ABB'S share price has staged a sharp recovery after markets celebrated a $3 billion (SFr5 billion) loan deal.

Barclays Bank, Citigroup and Credit Suisse First Boston all agreed to underwrite the funding for the Swiss-Swedish conglomerate.

The agreement averts a financial crisis for the ABB group, as the loan is considered by some analysts to be crucial for its immediate financing needs.

The news sent shares in ABB surging on Wednesday, up SFr1.50, or 11.9 per cent higher at SFr14.10.

Positive sentiment continued during early trading on Thursday, with a rise of up to SFr0.65, on news of a potential asset sale.

ABB said it was in advanced negotiation over the sale of its structured finance business, which is expected in the third quarter.

“The fear of an immediate collapse in the group and its liquidity problems have receded and it now has time to restructure,” said Beat Piffner, an analyst with Zurich Cantonal Bank.

The indebted power and automation technology firm had originally scheduled the talks with banks last week.

The meeting was postponed after Moody’s rating agency downgraded ABB’s $5 billion of debt securities for the second time in less than a week.

“Viable business”

Analyst Dan Manor at Credit Suisse First Boston said before the loan agreement that there was good reason for approval. “It’s a viable business and the banks want to make sure that it’s going to continue,” he told swissinfo.

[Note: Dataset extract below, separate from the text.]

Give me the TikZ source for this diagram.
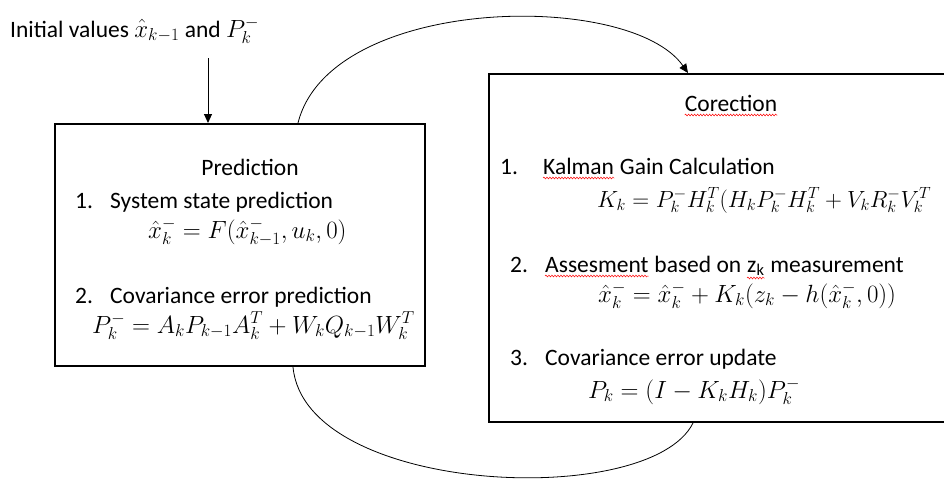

“The banks have to negotiate from a position in which ABB does have the money and not the other way around,” he said, explaining that the banks were very exposed to ABB, like any other company at which there was a lot of debt.

“You on the one hand want to help them. At the same time you want to get a premium for whatever risk you are taking…so the banks are and aren’t in the driving seat,” he added.

“Ongoing challenges”

Moody’s said the decision to cut ABB’s senior debt rating to Baa2 was made because of “ongoing challenges facing ABB as a result of its high leverage and modest operating cash flow amid a weak operating environment.”

The agency said it expected ABB’s cashflow to be “deeply negative” in the coming months due to $2 million of maturing debt and commercial paper, coupled with seasonal cash flow patterns.

ABB had until a short time ago said it had ample liquidity to meet its short-term obligations. However, the group reported on March 21 it was going to draw on the $3 billion credit facility in anticipation of a tightening of the commercial paper market, its traditional source of short-term liquidity.

The group’s chief financial officer, Peter Voser, said in a statement that the increase in liquidity would give ABB “financial flexibility”.

“We will also lower the proportion of short-term debt to long-term debt and work to meet our strategic goal of reducing net debt by $1.5 billion by the end of the year,” he commented.

Watch list

The decision led Standard and Poor’s, another rating agency that had been more optimistic about ABB, to place group debt on a watch list because of what was termed the “increased uncertainties surrounding its future funding”.

Credit Suisse First Boston and Citigroup are the lead banks in a syndicate of financial institutions that arranged the $3 billion credit facility last December.

The news in February that ABB made a loss of $691 million for 2001 was overshadowed by the simultaneous announcement that two former CEOs, Percy Barnevik and Göran Lindahl, had received SFr233 million in pension benefits.

Following a public outcry at the figures, the two Swedes reached an agreement with ABB to pay back SFr137 million from the benefits packages they had received.